Por David Alfaro
26/11/2025
El fenómeno Bukele no se explica solo por la política, sino por el miedo. El Salvador venía de décadas de guerra, pobreza, abandono y pandillas. Una sociedad cansada de enterrar jóvenes estaba dispuesta a aferrarse a cualquiera que prometiera orden, aunque ese orden viniera con botas, armas y corrupción.
Bukele supo leer ese dolor. Ofreció una solución rápida: mano dura, capturas masivas y militares en las calles. Los homicidios bajaron, sí. Pero a cambio llegaron miles de detenciones arbitrarias, torturas, muertes en las cárceles, más de siete mil desaparecidos y un éxodo silencioso de medio millón de salvadoreños que huyeron del país.
La seguridad se volvió un relato. Y el miedo, una herramienta de control. Quien cuestiona es enemigo, Gorgojo, zurdo de mierda, traidor o pandillero.
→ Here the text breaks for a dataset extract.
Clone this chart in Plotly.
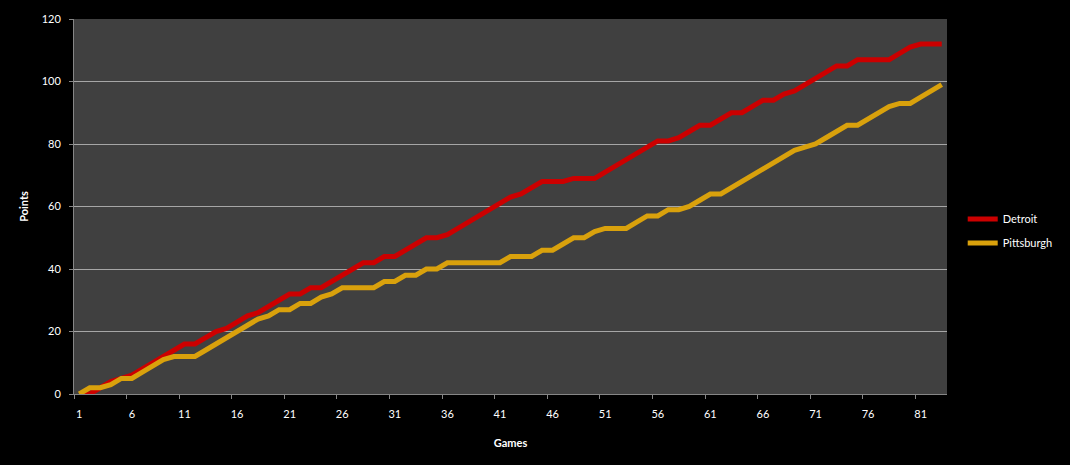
import plotly.graph_objects as go

games = list(range(1, 84))
tick_labels = [str(g) for g in range(1, 84, 5)]

detroit = [0, 0, 2, 4, 5, 6, 8, 10, 12, 14,
           16, 16, 18, 20, 21, 23, 25, 26, 28, 30,
           32, 32, 34, 34, 36, 38, 40, 42, 42, 44,
           44, 46, 48, 50, 50, 51, 53, 55, 57, 59,
           61, 63, 64, 66, 68, 68, 68, 69, 69, 69,
           71, 73, 75, 77, 79, 81, 81, 82, 84, 86,
           86, 88, 90, 90, 92, 94, 94, 96, 97, 99,
           101, 103, 105, 105, 107, 107, 107, 107, 109, 111,
           112, 112, 112]

pittsburgh = [0, 2, 2, 3, 5, 5, 7, 9, 11, 12,
              12, 12, 14, 16, 18, 20, 22, 24, 25, 27,
              27, 29, 29, 31, 32, 34, 34, 34, 34, 36,
              36, 38, 38, 40, 40, 42, 42, 42, 42, 42,
              42, 44, 44, 44, 46, 46, 48, 50, 50, 52,
              53, 53, 53, 55, 57, 57, 59, 59, 60, 62,
              64, 64, 66, 68, 70, 72, 74, 76, 78, 79,
              80, 82, 84, 86, 86, 88, 90, 92, 93, 93,
              95, 97, 99]

font_family = "Lato, 'Open Sans', sans-serif"
x_range = [games[0] - 0.5, games[-1] + 0.5]

fig = go.Figure()
fig.add_trace(go.Scatter(x=games, y=detroit, mode="lines", name="Detroit",
                         legendgroup="det",
                         line=dict(color="#cc0000", width=5)))
fig.add_trace(go.Scatter(x=games, y=pittsburgh, mode="lines", name="Pittsburgh",
                         legendgroup="pit",
                         line=dict(color="#d9a10c", width=5)))

fig.update_layout(
    width=1070, height=465,
    margin=dict(l=74, r=120, t=12, b=71),
    paper_bgcolor="black",
    plot_bgcolor="#404040",
    font=dict(family=font_family, color="white", size=11),
    showlegend=True,
    legend=dict(x=1.018, y=0.435, xanchor="left", yanchor="middle",
                bgcolor="rgba(0,0,0,0)", font=dict(size=11, color="white"),
                tracegroupgap=5, itemwidth=30),
    xaxis=dict(range=x_range, tickmode="array",
               tickvals=[int(t) for t in tick_labels], ticktext=tick_labels,
               tickangle=0, ticks="",
               showline=True, linecolor="#868686", linewidth=1,
               showgrid=False, zeroline=False, ticklabelstandoff=10,
               tickfont=dict(size=11, color="white"),
               title=dict(text="<b>Games</b>", font=dict(size=11, color="white"), standoff=20)),
    xaxis2=dict(range=x_range, overlaying="x", side="bottom", anchor="y",
                tickmode="linear", tick0=x_range[0], dtick=5,
                ticks="outside", ticklen=4, tickcolor="#868686",
                showticklabels=False, showgrid=False, zeroline=False,
                showline=False),
    yaxis=dict(range=[0, 120], dtick=20, tickmode="linear", tick0=0,
               ticks="outside", ticklen=4, tickcolor="#868686",
               showline=True, linecolor="#868686", linewidth=1,
               showgrid=True, gridcolor="#a6a6a6", gridwidth=1,
               zeroline=False, ticklabelstandoff=6,
               tickfont=dict(size=11, color="white"),
               title=dict(text="<b>Points</b>", font=dict(size=11, color="white"), standoff=10)),
)
# invisible helper trace to activate the tick-mark axis
fig.add_trace(go.Scatter(x=[x_range[0]], y=[0], xaxis="x2", mode="markers",
                         marker=dict(opacity=0), showlegend=False, hoverinfo="skip"))

fig.write_html("out.html")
Así se construye el fanatismo: cuando la gente prefiere no ver lo que duele con tal de sentirse a salvo.
Bukele gobierna desde su imagen, desde las redes, desde la emoción. Él es el Estado. Las instituciones se subordinan, lideres comunitarios y la prensa se persiguen, la justicia se doblega. Su carisma lo vuelve intocable para muchos, aunque alrededor crezca la corrupción, se hunda la educación, colapse la salud y el campo siga olvidado.
Hoy El Salvador vive una ilusión de paz, comprada con saqueo, miedo, silencio y sangre. Una paz que oculta desapariciones, exilio, analfabetismo, hambre y pobreza. La gran pregunta no es si Bukele es popular. La pregunta es cuántas injusticias está dispuesta a perdonar una sociedad cuando el terror la ha cansado de pensar.
Porque la verdadera seguridad no se construye sobre cuerpos, ni sobre cárceles, ni sobre el exilio. Se construye con justicia. Y esa, hoy, sigue siendo la gran deuda.